Homesickness is a weird culprit. It makes us say and do the corniest things, but it also brings out the best in us. It makes jingoistic Kolkatans out of most indifferent denizens. Ask Rajarshi Aich, a 25-year-old engineer who is settled in Baroda now. “When you are away from the city, you even start missing the potholed roads, the traffic jams and the pollution,”says Aich.
Aich's yearning for his city translated into music. “When I met a few like-minded Bengalis in Baroda we hit it off immediately. Soon we started jamming together and Chiron was born,” says Aich. Within months, Chiron was born. “We are a band of six members. The lead vocals include Sumanta and Ankana, both trained singers, who like to experiment with different types of music and harmonization” says Aich. The lead vocalisst are ably supported by Rajarshi Sengupta in keyboard, Tarun in rhythm guitar and additional vocals, and by Ankur in drums. Tarun is from UP, but is an avid fan Mohiner Ghoraguli.
Chiron's music, claims Aich, is an ode to the city of Kolkata. “Our music is for them who enjoy the beauty of the Victoria in a lazy winter morning, for them who wander aimlessly in College Street, who breathe Trincas and Someplace Else, and are still inspired by the multiformity and depth of music,” he says.
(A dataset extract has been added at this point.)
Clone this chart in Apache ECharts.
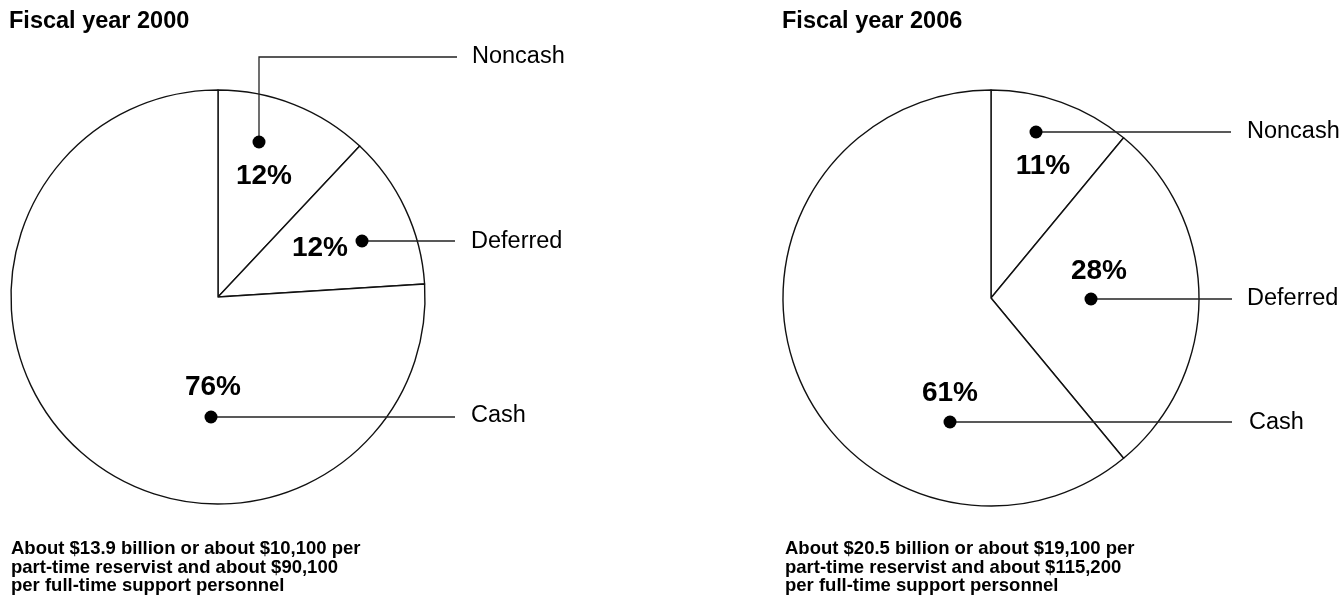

Being the only Bangla band in Baroda has its share of advantages, claims Aich. “Baroda has a sizable Bengali population. But more importantly, the Bengali community here is culturally active. Which means we get to perform in all the important functions of the city,”says Aich. But they are also aware of the somewhat limited scope of success of their band in a city like Baroda. “Ideally, we would want to be in Kolkata and perform for the people here. Obviously Non-Bengalis wouldnt be interested in our music, which is why we also play Hindi folk music,” says Aich.